§ **SUPPLIED ENTRIES**:

######

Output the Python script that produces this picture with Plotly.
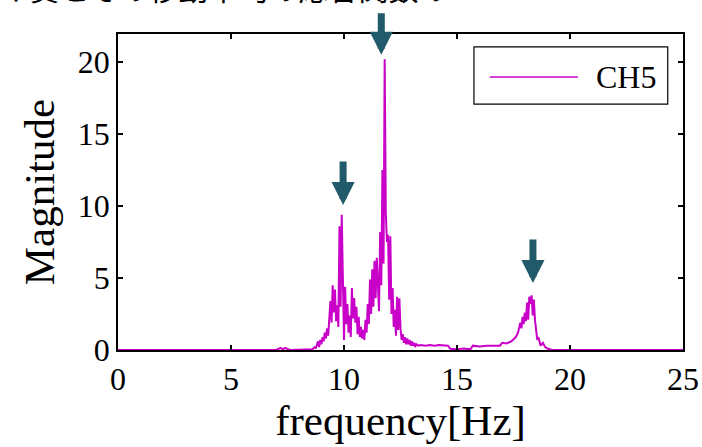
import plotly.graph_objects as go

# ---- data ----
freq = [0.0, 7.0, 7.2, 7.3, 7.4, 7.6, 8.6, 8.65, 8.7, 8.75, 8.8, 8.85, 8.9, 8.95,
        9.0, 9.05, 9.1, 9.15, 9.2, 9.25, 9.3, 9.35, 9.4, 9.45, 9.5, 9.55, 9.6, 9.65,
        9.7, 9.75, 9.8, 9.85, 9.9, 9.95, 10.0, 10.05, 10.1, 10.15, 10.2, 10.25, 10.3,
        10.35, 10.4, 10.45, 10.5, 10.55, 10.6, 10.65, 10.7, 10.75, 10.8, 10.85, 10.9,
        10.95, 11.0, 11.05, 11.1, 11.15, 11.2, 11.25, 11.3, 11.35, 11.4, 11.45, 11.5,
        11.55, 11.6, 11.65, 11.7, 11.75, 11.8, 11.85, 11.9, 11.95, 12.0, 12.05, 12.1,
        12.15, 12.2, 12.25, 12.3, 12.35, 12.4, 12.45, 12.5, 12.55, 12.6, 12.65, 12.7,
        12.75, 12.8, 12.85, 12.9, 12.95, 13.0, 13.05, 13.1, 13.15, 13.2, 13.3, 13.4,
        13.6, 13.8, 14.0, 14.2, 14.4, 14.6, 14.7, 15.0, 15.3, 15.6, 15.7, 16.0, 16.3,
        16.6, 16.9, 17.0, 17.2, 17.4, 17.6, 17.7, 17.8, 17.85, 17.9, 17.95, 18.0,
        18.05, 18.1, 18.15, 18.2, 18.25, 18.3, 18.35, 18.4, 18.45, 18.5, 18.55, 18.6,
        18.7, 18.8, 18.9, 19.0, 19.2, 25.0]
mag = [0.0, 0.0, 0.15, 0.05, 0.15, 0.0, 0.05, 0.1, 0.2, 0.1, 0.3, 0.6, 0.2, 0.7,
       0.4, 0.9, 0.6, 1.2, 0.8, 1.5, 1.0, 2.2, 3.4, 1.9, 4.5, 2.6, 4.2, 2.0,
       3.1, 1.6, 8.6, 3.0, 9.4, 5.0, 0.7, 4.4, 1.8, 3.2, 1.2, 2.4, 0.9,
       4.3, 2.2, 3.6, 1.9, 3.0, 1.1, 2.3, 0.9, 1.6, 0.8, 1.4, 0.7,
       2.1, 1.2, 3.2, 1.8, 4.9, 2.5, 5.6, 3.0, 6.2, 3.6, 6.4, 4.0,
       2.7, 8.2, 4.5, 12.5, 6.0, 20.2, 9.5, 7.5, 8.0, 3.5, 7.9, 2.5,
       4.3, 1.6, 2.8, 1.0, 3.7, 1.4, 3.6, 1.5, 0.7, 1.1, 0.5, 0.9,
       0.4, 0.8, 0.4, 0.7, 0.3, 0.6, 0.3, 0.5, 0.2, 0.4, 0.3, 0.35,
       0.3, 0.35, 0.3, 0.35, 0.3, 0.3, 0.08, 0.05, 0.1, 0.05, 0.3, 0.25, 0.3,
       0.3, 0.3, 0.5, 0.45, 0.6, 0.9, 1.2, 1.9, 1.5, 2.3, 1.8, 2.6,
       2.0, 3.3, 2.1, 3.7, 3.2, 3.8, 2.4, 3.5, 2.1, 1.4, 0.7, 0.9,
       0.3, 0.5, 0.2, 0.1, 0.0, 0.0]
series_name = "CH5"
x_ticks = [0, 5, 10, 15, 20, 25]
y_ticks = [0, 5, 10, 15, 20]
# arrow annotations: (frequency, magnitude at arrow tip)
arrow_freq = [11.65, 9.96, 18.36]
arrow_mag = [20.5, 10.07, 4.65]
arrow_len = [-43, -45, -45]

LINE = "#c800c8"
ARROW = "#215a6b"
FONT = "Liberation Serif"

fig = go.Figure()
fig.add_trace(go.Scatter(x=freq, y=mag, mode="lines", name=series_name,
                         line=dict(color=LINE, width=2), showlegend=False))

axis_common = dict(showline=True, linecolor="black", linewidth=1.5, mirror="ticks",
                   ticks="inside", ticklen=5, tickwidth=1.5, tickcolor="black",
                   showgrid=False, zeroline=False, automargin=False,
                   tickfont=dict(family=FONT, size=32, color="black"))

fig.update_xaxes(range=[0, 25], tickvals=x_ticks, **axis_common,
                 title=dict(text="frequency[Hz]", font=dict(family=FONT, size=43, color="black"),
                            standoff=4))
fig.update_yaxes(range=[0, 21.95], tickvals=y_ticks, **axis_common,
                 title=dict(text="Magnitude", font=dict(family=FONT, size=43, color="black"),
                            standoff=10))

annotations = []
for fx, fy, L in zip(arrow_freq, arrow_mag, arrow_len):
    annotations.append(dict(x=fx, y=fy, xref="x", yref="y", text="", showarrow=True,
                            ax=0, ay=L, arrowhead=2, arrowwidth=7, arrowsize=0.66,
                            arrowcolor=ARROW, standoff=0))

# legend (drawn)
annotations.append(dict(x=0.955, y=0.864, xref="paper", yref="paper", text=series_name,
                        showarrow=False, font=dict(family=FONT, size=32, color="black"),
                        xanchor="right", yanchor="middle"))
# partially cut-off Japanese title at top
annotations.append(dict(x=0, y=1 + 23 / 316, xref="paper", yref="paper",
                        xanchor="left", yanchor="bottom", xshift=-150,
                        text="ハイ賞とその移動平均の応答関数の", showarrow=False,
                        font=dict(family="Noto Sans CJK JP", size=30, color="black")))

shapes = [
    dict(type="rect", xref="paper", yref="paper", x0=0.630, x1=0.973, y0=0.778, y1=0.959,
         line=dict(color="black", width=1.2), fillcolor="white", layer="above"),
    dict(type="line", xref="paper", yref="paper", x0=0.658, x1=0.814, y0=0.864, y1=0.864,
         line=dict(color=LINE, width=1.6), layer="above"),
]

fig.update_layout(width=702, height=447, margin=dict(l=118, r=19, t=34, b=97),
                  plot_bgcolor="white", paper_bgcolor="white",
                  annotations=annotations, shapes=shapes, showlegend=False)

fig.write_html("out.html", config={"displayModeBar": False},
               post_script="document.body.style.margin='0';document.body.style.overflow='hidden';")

######

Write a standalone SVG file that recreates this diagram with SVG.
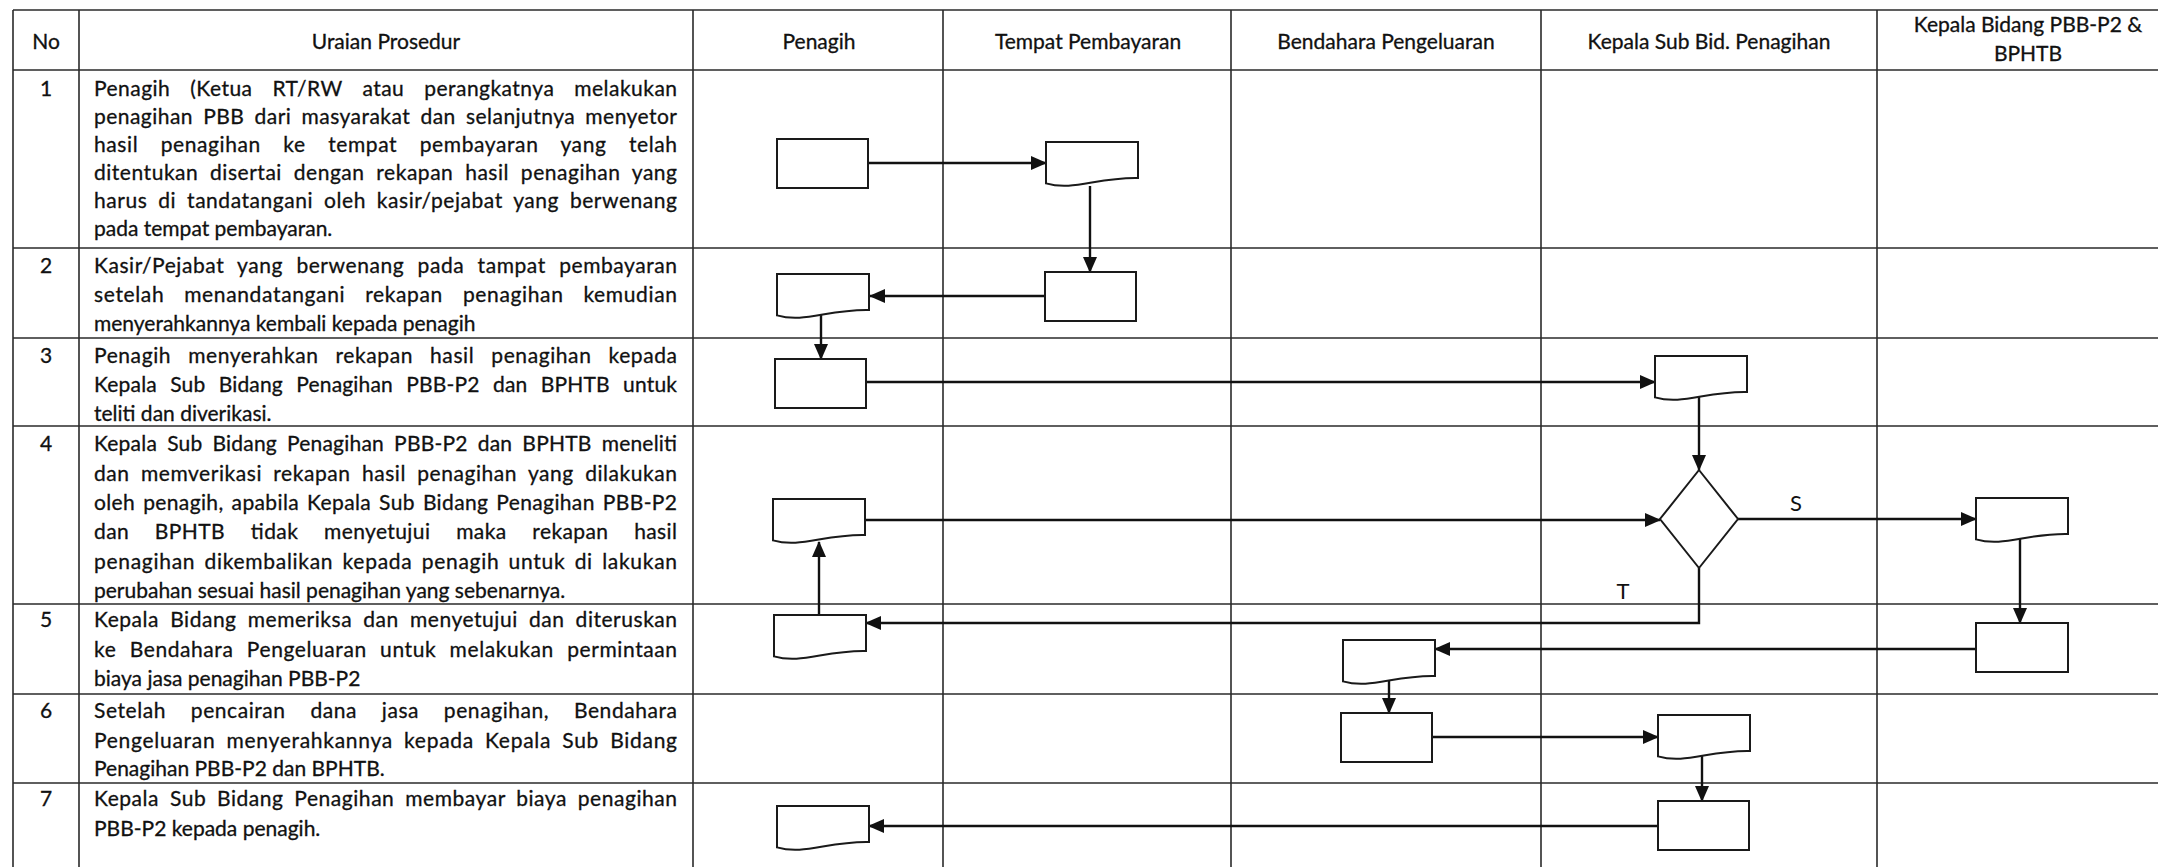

######

§ **EXERCISE DIRECTIONS**: Reproduce the data above exactly, but only the lines from the one showing "Output the Python" through the one showing "import plotly.graph_objects as go", with both ends kept and the pictures left out.

§ **RESPONSE TO THE EXERCISE**:
Output the Python script that produces this picture with Plotly.
import plotly.graph_objects as go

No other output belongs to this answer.